--- START Supplied records ---

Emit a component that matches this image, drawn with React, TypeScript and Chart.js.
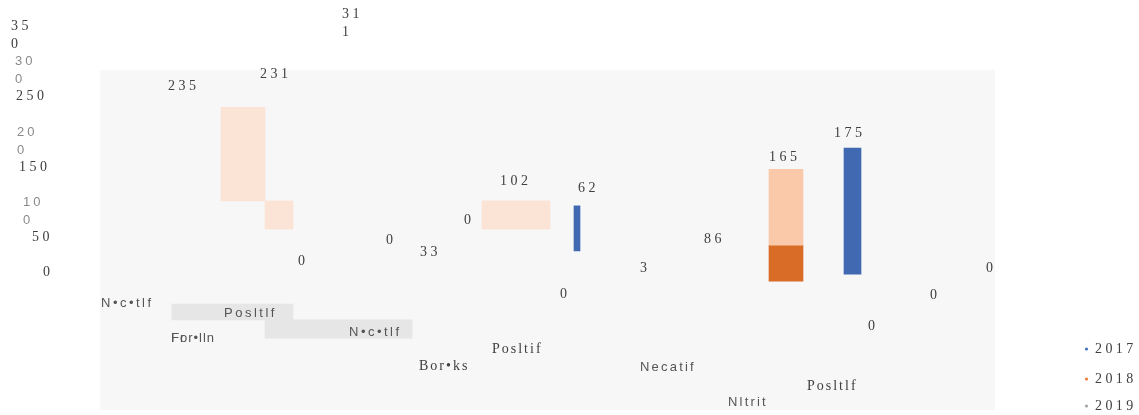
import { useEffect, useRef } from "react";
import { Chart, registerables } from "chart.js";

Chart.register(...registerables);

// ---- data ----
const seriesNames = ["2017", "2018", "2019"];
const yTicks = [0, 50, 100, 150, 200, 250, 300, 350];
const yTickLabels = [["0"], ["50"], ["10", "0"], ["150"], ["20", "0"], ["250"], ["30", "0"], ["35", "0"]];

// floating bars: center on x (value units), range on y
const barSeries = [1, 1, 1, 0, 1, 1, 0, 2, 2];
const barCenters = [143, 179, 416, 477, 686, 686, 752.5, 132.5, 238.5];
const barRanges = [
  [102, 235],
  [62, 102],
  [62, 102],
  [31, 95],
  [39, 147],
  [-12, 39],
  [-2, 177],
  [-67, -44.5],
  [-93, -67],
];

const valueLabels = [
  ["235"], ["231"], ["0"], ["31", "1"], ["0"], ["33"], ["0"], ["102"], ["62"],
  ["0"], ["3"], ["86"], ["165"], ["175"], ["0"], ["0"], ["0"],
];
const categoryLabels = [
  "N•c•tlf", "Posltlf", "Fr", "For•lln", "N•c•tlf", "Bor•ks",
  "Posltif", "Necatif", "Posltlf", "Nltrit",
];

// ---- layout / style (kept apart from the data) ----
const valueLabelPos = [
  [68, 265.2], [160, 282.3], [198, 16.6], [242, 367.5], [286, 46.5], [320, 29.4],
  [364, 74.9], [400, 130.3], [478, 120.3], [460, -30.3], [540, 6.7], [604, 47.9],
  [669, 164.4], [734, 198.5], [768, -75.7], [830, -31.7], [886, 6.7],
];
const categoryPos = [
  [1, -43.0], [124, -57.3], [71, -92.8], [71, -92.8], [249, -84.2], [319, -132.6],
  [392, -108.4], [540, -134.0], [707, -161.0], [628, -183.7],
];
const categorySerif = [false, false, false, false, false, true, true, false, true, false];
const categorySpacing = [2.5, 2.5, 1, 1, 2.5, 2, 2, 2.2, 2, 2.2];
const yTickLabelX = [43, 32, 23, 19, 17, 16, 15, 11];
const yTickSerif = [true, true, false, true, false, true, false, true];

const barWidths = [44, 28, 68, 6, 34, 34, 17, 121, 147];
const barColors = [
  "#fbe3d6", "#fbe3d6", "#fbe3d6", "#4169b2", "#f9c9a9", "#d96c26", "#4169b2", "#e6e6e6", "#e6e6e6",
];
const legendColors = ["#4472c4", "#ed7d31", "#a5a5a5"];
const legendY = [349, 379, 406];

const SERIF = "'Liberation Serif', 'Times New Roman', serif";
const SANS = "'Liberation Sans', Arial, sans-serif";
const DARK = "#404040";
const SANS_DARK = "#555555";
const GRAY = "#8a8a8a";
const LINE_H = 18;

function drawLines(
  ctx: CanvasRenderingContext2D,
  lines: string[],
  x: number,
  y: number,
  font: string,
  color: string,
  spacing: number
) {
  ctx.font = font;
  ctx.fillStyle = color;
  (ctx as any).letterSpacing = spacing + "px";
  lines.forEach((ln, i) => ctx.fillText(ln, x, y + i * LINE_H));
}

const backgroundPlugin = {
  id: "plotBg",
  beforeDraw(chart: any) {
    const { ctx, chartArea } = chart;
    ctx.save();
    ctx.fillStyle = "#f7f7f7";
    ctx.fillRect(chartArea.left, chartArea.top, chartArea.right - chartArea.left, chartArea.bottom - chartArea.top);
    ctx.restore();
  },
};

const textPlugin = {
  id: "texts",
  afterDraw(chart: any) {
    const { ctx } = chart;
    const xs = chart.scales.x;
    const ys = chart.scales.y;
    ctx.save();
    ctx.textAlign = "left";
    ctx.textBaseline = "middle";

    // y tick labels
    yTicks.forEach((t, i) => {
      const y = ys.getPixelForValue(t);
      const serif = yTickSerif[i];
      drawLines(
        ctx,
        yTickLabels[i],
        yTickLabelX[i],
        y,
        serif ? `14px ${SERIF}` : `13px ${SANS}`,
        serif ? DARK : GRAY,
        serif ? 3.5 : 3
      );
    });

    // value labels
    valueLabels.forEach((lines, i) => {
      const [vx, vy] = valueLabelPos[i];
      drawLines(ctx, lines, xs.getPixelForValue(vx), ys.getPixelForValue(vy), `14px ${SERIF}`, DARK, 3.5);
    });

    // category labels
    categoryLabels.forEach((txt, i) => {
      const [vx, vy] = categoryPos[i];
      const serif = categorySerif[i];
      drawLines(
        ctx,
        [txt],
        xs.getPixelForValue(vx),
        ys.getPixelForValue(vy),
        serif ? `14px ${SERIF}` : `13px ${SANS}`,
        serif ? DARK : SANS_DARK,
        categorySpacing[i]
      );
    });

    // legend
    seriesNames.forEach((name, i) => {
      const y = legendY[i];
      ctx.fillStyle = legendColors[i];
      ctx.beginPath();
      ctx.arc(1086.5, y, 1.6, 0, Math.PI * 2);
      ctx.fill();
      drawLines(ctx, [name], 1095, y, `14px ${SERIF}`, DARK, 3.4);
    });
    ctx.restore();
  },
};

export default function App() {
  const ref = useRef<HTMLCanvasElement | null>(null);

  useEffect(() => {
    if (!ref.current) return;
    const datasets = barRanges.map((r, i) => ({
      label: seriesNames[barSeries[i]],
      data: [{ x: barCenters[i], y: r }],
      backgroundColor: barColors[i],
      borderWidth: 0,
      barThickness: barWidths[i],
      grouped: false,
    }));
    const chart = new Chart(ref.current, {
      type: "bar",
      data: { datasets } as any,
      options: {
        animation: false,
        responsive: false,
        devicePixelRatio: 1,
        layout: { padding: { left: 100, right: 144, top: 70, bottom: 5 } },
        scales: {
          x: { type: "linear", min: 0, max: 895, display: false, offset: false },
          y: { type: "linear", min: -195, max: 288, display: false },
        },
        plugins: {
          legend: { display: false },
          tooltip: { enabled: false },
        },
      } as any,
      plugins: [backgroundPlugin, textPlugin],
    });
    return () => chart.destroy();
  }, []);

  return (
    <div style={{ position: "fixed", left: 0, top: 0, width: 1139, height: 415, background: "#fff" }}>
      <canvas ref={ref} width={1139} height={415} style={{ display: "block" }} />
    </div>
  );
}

--- END Supplied records ---
--- START Supplied records ---

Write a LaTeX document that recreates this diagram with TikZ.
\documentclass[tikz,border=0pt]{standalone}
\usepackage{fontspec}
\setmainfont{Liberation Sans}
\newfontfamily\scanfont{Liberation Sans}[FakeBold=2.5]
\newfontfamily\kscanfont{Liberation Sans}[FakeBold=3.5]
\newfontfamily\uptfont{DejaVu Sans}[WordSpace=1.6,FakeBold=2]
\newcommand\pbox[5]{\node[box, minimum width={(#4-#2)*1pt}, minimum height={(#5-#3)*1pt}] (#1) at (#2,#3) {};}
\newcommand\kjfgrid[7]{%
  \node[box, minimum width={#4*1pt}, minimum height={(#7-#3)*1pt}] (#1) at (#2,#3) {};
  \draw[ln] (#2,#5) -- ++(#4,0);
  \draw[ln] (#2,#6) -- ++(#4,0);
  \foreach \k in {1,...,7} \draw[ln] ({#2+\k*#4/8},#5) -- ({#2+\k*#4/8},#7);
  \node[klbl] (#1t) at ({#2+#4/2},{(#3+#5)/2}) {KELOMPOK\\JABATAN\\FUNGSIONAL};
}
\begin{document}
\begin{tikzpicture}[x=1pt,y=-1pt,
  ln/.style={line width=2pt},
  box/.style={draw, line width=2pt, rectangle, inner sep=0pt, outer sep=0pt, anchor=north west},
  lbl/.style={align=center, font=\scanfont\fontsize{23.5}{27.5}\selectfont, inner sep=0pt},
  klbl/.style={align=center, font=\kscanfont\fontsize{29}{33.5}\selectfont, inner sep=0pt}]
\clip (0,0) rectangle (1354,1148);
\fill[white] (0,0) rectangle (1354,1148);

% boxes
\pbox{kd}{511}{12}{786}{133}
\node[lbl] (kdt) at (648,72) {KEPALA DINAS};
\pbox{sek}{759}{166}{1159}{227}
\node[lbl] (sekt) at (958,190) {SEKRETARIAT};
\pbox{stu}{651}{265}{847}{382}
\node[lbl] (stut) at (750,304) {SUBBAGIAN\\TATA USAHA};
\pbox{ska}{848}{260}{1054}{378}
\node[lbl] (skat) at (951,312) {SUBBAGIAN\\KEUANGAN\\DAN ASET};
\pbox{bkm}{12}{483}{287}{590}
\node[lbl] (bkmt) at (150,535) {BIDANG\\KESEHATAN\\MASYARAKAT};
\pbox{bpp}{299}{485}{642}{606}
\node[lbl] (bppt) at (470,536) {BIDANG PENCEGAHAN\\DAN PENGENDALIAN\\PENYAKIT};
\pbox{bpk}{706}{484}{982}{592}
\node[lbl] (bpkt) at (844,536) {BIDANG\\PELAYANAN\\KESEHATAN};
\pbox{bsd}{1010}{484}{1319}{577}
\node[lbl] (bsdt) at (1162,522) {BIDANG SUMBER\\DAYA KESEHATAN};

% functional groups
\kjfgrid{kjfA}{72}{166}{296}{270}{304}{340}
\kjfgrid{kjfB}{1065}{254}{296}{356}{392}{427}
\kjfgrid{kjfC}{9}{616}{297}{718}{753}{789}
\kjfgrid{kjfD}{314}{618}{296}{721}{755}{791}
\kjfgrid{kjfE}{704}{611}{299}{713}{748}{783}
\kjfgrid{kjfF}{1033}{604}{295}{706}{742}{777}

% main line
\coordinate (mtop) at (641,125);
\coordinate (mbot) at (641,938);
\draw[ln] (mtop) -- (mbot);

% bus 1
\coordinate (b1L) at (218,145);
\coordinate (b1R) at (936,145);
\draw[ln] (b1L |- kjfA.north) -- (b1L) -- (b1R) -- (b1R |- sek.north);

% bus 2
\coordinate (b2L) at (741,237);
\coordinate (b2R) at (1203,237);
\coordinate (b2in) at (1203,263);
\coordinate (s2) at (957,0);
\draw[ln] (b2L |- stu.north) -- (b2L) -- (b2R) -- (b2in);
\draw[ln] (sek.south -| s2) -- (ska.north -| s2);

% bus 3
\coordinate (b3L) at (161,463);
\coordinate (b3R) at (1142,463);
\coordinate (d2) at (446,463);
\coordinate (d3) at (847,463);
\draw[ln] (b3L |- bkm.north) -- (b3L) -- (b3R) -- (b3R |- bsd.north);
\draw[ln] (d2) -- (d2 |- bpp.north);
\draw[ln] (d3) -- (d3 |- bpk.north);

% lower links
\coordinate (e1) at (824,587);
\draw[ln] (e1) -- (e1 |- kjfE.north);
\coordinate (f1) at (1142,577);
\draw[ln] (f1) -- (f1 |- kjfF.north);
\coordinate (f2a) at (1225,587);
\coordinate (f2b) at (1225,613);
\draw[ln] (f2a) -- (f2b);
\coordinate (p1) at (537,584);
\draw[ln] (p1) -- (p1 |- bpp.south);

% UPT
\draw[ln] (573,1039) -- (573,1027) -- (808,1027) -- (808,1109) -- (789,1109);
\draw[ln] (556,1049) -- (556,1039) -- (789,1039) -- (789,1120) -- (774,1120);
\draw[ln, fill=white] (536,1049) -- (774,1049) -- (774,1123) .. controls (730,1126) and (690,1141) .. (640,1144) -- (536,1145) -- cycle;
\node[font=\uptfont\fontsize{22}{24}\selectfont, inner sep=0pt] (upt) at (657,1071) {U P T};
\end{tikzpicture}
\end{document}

--- END Supplied records ---

*Written instruction*
Everything above from the line with "Emit a component" through the line with "Chart.register(...registerables);" should be retyped exactly, and nothing else; omit pictures.

*In response*
Emit a component that matches this image, drawn with React, TypeScript and Chart.js.
import { useEffect, useRef } from "react";
import { Chart, registerables } from "chart.js";

Chart.register(...registerables);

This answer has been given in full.